Insect pests cost agriculture and the wider economy millions in lost revenues and productivity each year. The widespread use of chemical pesticides has also steadily selected for progressively more resistant insect strains with the result that greater numbers of applications, and the use of more potent agents, are routinely required to protect crops. At the same time, however, pollinators and other desirable species are caught in the cross-fire.
Now German researcher Ralph Bock and his colleagues have developed an edible form of gene therapy to target specific pest species. The team have targeted the notorious Colorado Potato beetle, which is endemic across the Americas, Europe and parts of Asia and devastates the foliage of members of the potato family including also tomatoes and aubergines.
Using GM techniques, the German scientists have added segments to the plant's DNA sequences called interfering RNAs that block the activity of two key genes in the beetle larvae, the actin gene, which controls cell structure, and the Shrub gene which controls how chemicals are moved around inside cells. This means that, when the beetles eat the plant leaves, the interfering RNAs are absorbed in the bugs' bodies, penetrate their cells and deactivate these genes, disabling the affected cells.The resulting plants were 70-100% lethal when the pests ate them.

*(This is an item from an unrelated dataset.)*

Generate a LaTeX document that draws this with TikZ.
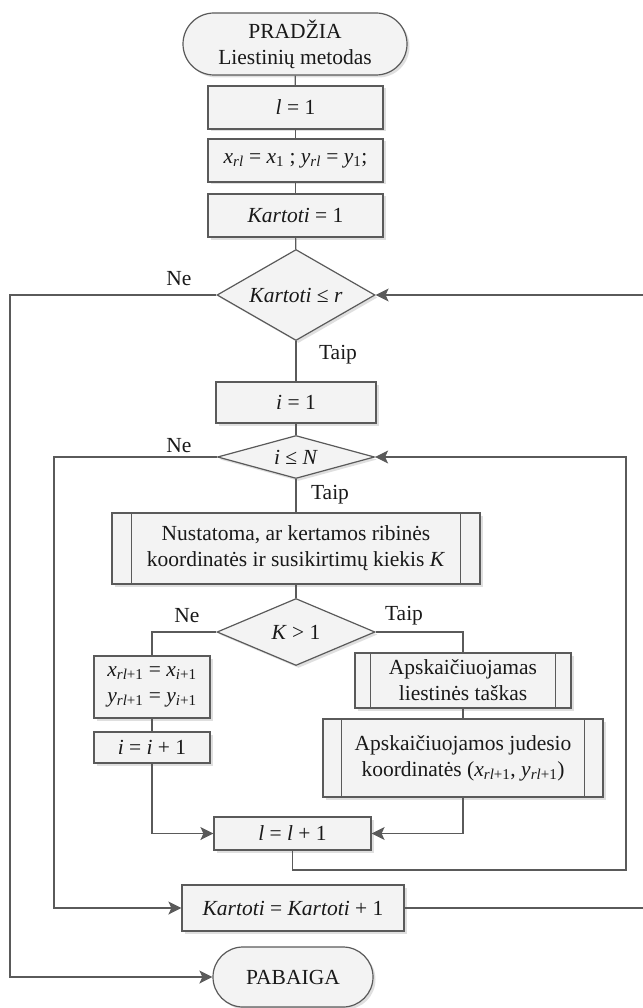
\documentclass[tikz,border=0pt]{standalone}
\usepackage{fontspec}
\setmainfont{Liberation Serif}
\usetikzlibrary{shapes.geometric,shapes.misc,arrows.meta,shadows}
\definecolor{ln}{HTML}{5A5A5A}
\definecolor{bx}{HTML}{F3F3F3}
\newcommand{\vi}[1]{\textit{#1}}
\newcommand{\sbs}[1]{\textsubscript{#1}}
\begin{document}
\begin{tikzpicture}[x=1pt,y=-1pt,
  font=\fontsize{21.5}{26}\selectfont,
  base/.style={draw=ln, line width=1.2pt, fill=bx, text=black!90, inner sep=0pt, align=center,
    drop shadow={shadow xshift=2.5pt,shadow yshift=-2.5pt,fill=black!25,opacity=0.5}},
  proc/.style={base, rectangle},
  term/.style={base, rounded rectangle},
  dec/.style={base, diamond},
  con/.style={draw=ln, line width=1.2pt},
  arr/.style={con, -{Stealth[length=13pt,width=13pt,inset=3pt]}},
  lab/.style={inner sep=0pt, text=black!90}
]
\useasboundingbox (0,0) rectangle (642,1008);

% nodes
\node[term, minimum width=224, minimum height=62] (start) at (295,44) {PRADŽIA\\Liestinių metodas};
\node[proc, minimum width=175, minimum height=43] (l1) at (295.5,107.5) {\vi{l} = 1};
\node[proc, minimum width=175, minimum height=43] (xr) at (295.5,160.5) {\vi{x}\sbs{\vi{rl}} = \vi{x}\sbs{1} ; \vi{y}\sbs{\vi{rl}} = \vi{y}\sbs{1};};
\node[proc, minimum width=175, minimum height=43] (k1) at (295.5,215.5) {\vi{Kartoti} = 1};
\node[dec, minimum width=158, minimum height=91, aspect=1.74] (d1) at (296,295) {\vi{Kartoti} ≤ \vi{r}};
\node[proc, minimum width=160, minimum height=41] (i1) at (296,402.5) {\vi{i} = 1};
\node[dec, minimum width=157, minimum height=43, aspect=3.65] (d2) at (296,457) {\vi{i} ≤ \vi{N}};
\node[proc, minimum width=368, minimum height=71] (nus) at (296,548.5) {Nustatoma, ar kertamos ribinės\\koordinatės ir susikirtimų kiekis \vi{K}};
\node[dec, minimum width=158, minimum height=67, aspect=2.36] (d3) at (296,632) {\vi{K} > 1};
\node[proc, minimum width=116, minimum height=62] (xr1) at (152,687) {\vi{x}\sbs{\vi{rl}+1} = \vi{x}\sbs{\vi{i}+1}\\\vi{y}\sbs{\vi{rl}+1} = \vi{y}\sbs{\vi{i}+1}};
\node[proc, minimum width=116, minimum height=31] (ii) at (152,747.5) {\vi{i} = \vi{i} + 1};
\node[proc, minimum width=216, minimum height=55] (s1) at (463,680.5) {Apskaičiuojamas\\liestinės taškas};
\node[proc, minimum width=280, minimum height=78] (s2) at (463,758) {Apskaičiuojamos judesio\\koordinatės (\vi{x}\sbs{\vi{rl}+1}, \vi{y}\sbs{\vi{rl}+1})};
\node[proc, minimum width=157, minimum height=33] (ll) at (292.5,833.5) {\vi{l} = \vi{l} + 1};
\node[proc, minimum width=222, minimum height=46] (kk) at (293,908) {\vi{Kartoti} = \vi{Kartoti} + 1};
\node[term, minimum width=160, minimum height=60] (end) at (293,977) {PABAIGA};

% subprocess inner lines
\draw[con] ([xshift=20pt]nus.north west) -- ([xshift=20pt]nus.south west);
\draw[con] ([xshift=-20pt]nus.north east) -- ([xshift=-20pt]nus.south east);
\draw[con] ([xshift=16pt]s1.north west) -- ([xshift=16pt]s1.south west);
\draw[con] ([xshift=-16pt]s1.north east) -- ([xshift=-16pt]s1.south east);
\draw[con] ([xshift=19pt]s2.north west) -- ([xshift=19pt]s2.south west);
\draw[con] ([xshift=-19pt]s2.north east) -- ([xshift=-19pt]s2.south east);

% labels
\node[lab] (ne1) at (179,279) {Ne};
\node[lab] (ta1) at (338,355) {Taip};
\node[lab] (ne2) at (179,446) {Ne};
\node[lab] (ta2) at (330,495) {Taip};
\node[lab] (ne3) at (187,616) {Ne};
\node[lab] (ta3) at (404,616) {Taip};

% coordinates
\coordinate (r2) at (626,870);
\coordinate (lft2) at (54,908);
\coordinate (r1) at (645,908);
\coordinate (lft1) at (10,977);

% connectors
\draw[con] (start) -- (l1);
\draw[con] (l1) -- (xr);
\draw[con] (xr) -- (k1);
\draw[con] (k1) -- (d1);
\draw[con] (d1) -- (i1);
\draw[con] (i1) -- (d2);
\draw[con] (d2) -- (nus);
\draw[con] (nus) -- (d3);
\draw[con] (d3.west) -| (xr1.north);
\draw[con] (d3.east) -| (s1.north);
\draw[con] (xr1) -- (ii);
\draw[con] (s1) -- (s2);
\draw[arr] (ii.south) |- (ll.west);
\draw[arr] (s2.south) |- (ll.east);
\draw[arr] (ll.south) |- (r2) |- (d2.east);
\draw[arr] (d2.west) -| (lft2) -- (kk.west);
\draw[arr] (kk.east) -- (r1) |- (d1.east);
\draw[arr] (d1.west) -| (lft1) -- (end.west);
\end{tikzpicture}
\end{document}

Scientists have attempted to use this sort of RNA interference gene therapy approach previously, but without success. This is because the plant cells normally naturally destroy the interfering RNA molecules, preventing them from building up to a level sufficient to do much damage to a pest. The breakthrough made by Bock and his colleagues, which is published this week in Science, was to add the interfering RNA genes not to the plant DNA itself but exclusively to the chloroplasts in the plants' leaves.
Chloroplasts are the green structures that enable plants to photosynthesise using light from the Sun. Critically they have their own DNA sequences because they were originally free-living microbes called cyanobacteria.
Millions of years ago these microorganisms teamed up with primitive plants and began living inside plant cells. The plant afforded them protection and food and in return the bacteria shared their genetic know-how for capturing the energy in sunlight. And because chloroplasts don't break down interfering RNA genes like the plant cells do, sufficiently high concentrations of the RNAs can accumulate to kill off would-be consumers.
The interfereing RNA can also target exclusively pest genes, so pollinators, and human consumers wouldn't be affected. Critically, the same technique could be used to combat a range of plant pests, and the genes being targeted could be adjusted to keep step with the insects' natural evolving resistance.